Open DatDraggy opened 6 years ago
You should use a User Agent that is unlikely to get banned, like a Firefox user agent, it should finally fix this recurrent issue. I did this when I had the issue on my project (https://github.com/Viljo-Kovanen/e621-apy/commit/3dc2ea185d4afd55f8b0f546ddff905d5df91fc1)
No. That is not allowed.
Not allowed by who ? e621 ?
Exactly. I'm currently trying to check the http code and header before requesting the next url. The http code is 429 when it's being rate limited and "Retry-After: X" is the header. With that I would be able to add a timeout which would wait until it's not being rate limited anymore. Ugly but would work for now
Oh my bad, I never noticed this requirement.
It's fine. Now you know ^^
So, my idea would be this: https://github.com/wwyaiykycnf/e621dl/pull/45/commits/22538640386263508379d2df71352b38fdd252e8
Any idea on how to do that? (Also, for some reason the tabbing messed something up there)
EDIT: Well that wasn't hard.. Now is the question, does it work? https://github.com/wwyaiykycnf/e621dl/pull/45/commits/1b6e98a3d2757fa2fe856ffd98522fff34f408fd
Do you know what the Retry-After is that e621 has set? The standard value for it is an hour, which is a really long time to just let the program sleep.
If not sleep then we have to redo the script so that it does a lot fewer requests or add a general sleep. Could also do: One request, download pics from that request, next request. I don't know how long it is. I'm gonna ask if I could get some info on that
Edit: 30 requests per minute are allowed apparently https://e621.net/forum/show/79955#p80057 . So we could restrict it to 0.5 requests a second
Good. They are saying:
That post is from four years ago. Things have changed quite a bit since then! Our current API documentation is here:
https://e621.net/wiki/show/e621:api
We’re updating it with a section specifically regarding rate limiting as I type this.
My own script does what you described, one request then download the results before requesting again, and it seems to be working well.
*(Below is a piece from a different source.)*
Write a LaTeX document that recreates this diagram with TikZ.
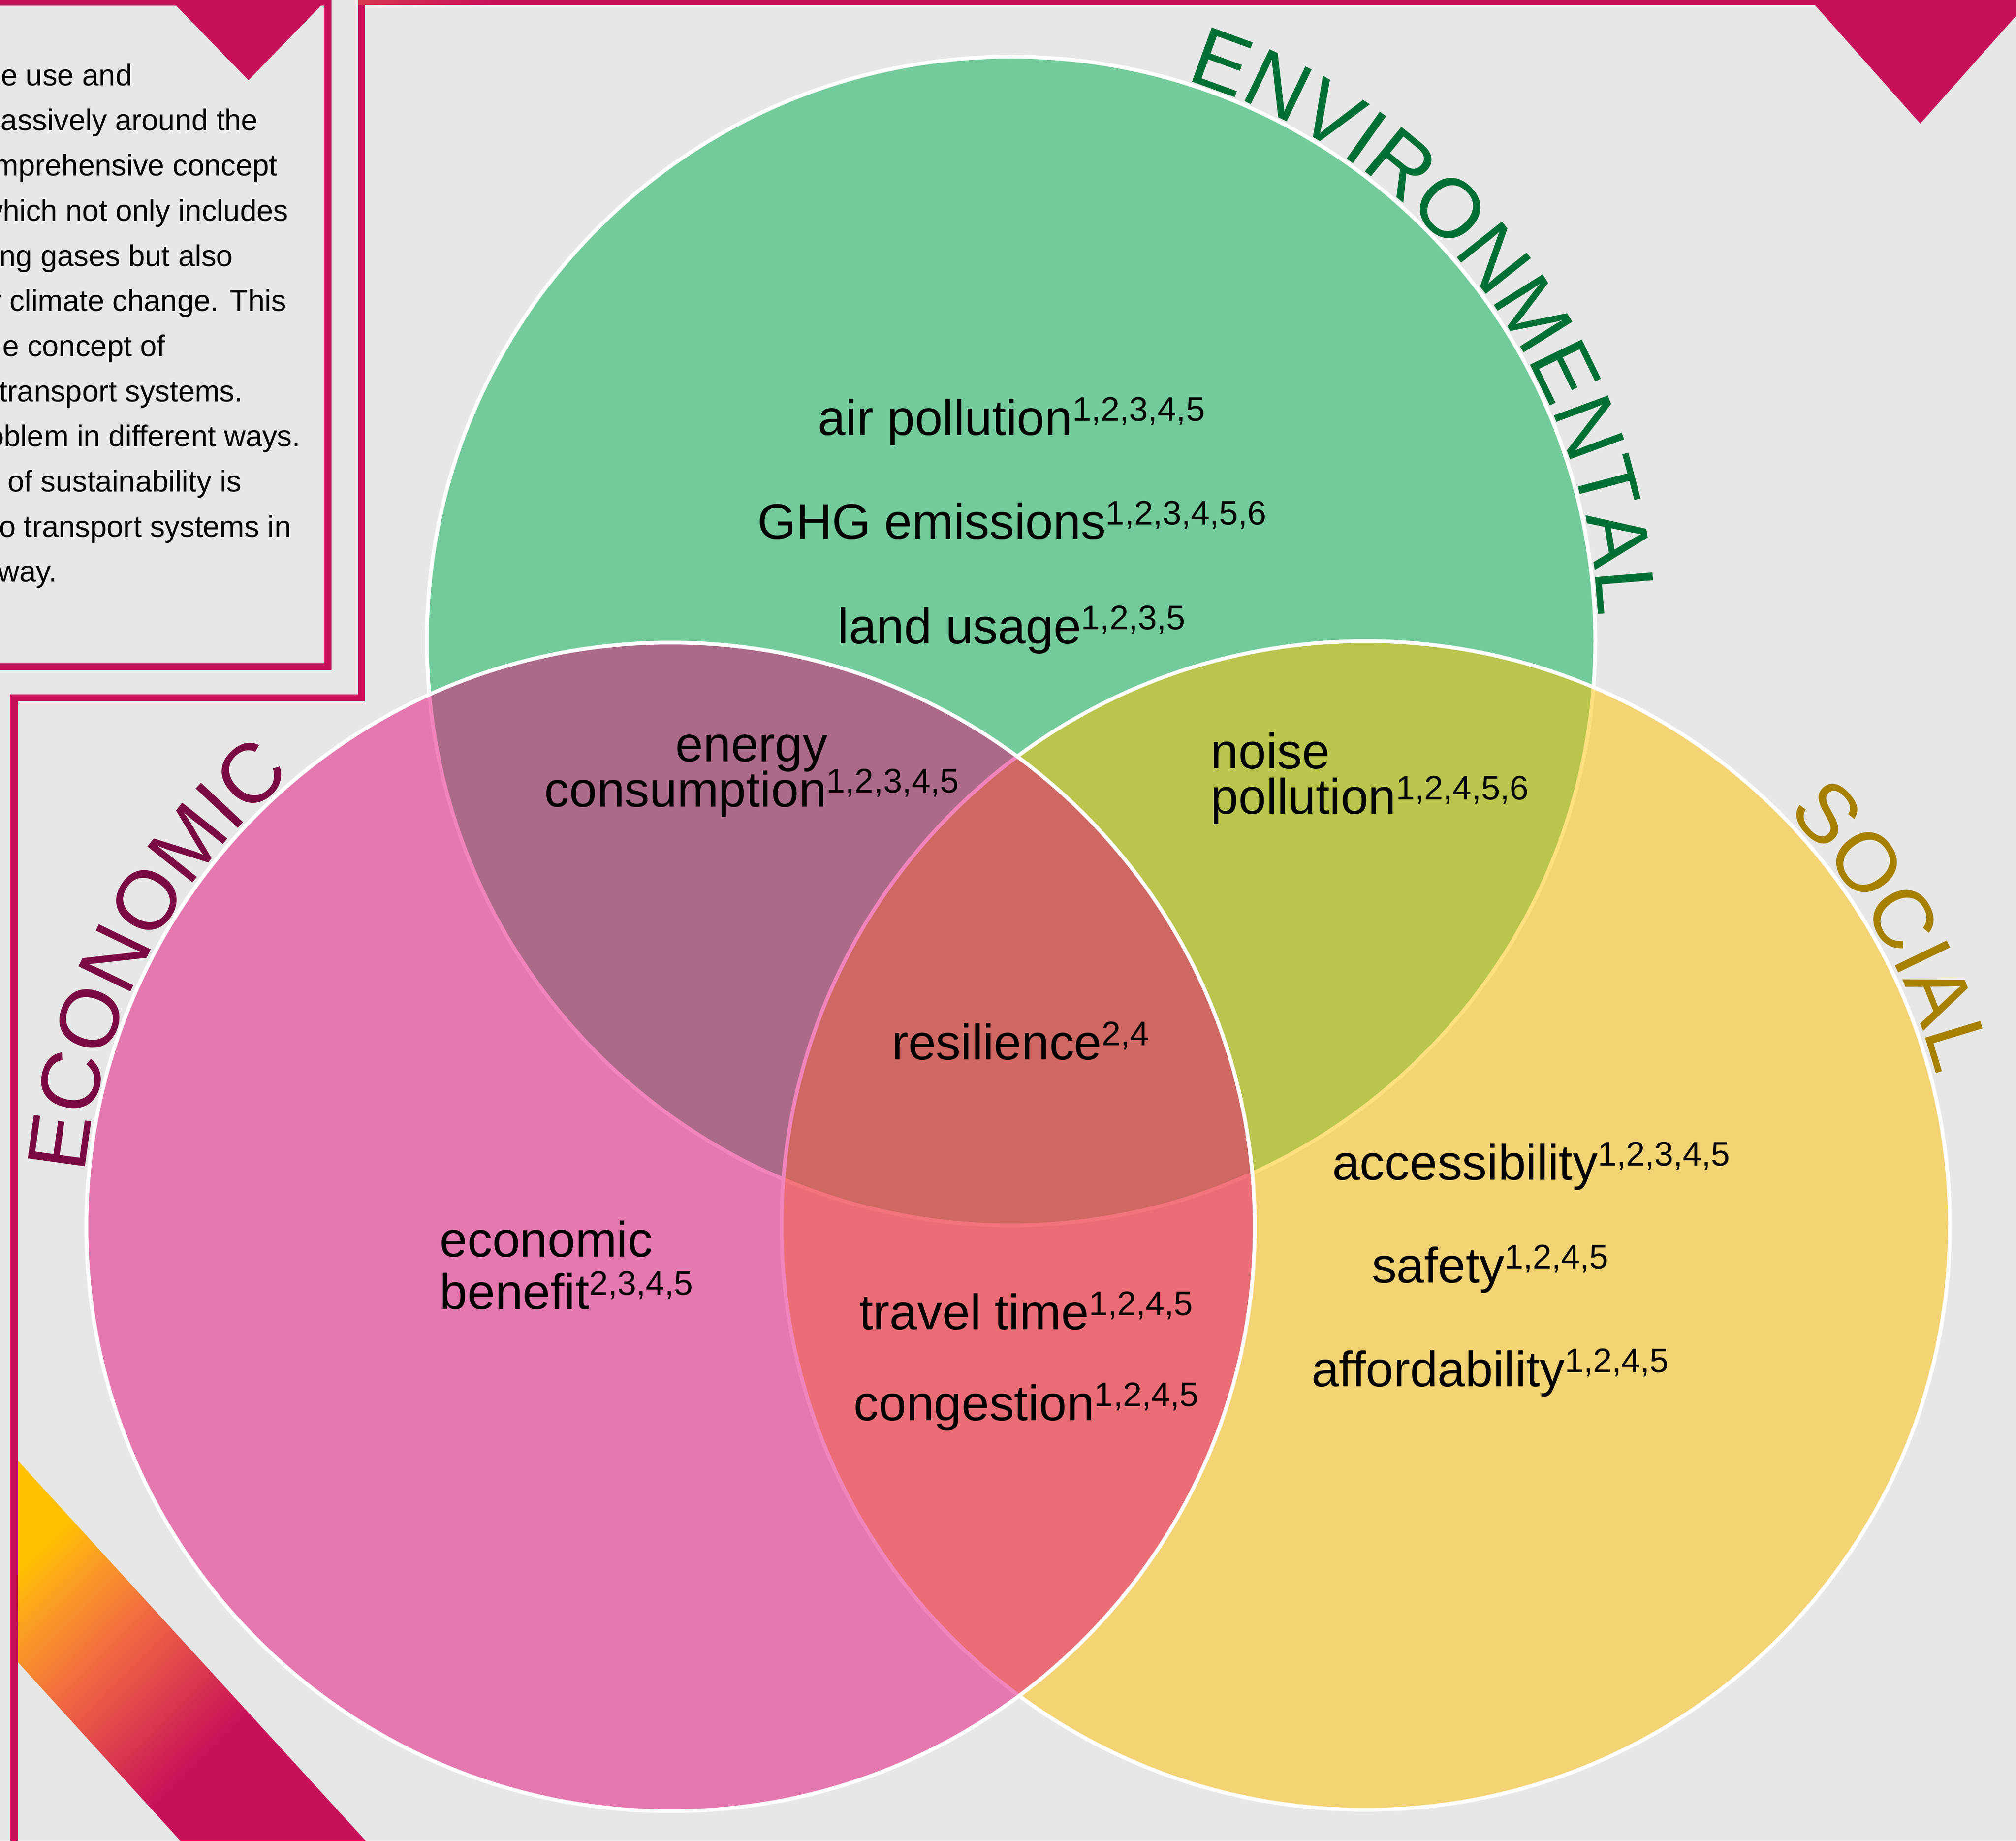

Let's see what gets added to the docs.
Okay they say max 1 request per second. Then we should maybe do the request, download, request + one sec delay if the dl was faster than one sec.
It's apparently not a 429 code. Hm
The most polite way to do this would probably be:
start = time.time()
# Do the request here
time.sleep(1 + (time.time() - start))
If the server is already being overwhelmed, the program will wait the minimum one second, plus the delay it took for the response to come.
This would work for a hotfix. For further optimization I would try to download the image after the request before the sleep. Can you add something to this pull request or is that not possible? (so that you get the nice contributor badge as well) Haven't done that much colaboration on github yet.
I just remembered that this version of the script multithreads the downloads. That is probably a big reason why it keeps getting banned. If all the threads make a request at the same time it will be well over the limit of e621. My version is a single thread, which is likely why I haven't seen any ban issues.
I have no idea how collaboration on GitHub works, all of my projects are solo.
That shouldn't affect the rate limiting. I think it's only the actual api requests to get all the posts and not the downloads.
Would you agree with the comments in e621dl in the newest commit?
What has been done:
Can be merged now. Could be improved but will definitely fix the problem.
New config line: username Will be added in support and downloader to fix the agent ban, which usually resulted in a json error because no posts could be fetched.
Been a very long time since I've done python so please check my edits for issues. I tried the downloader myself with the edits and everything worked fine, but who knows, maybe I made a mistake.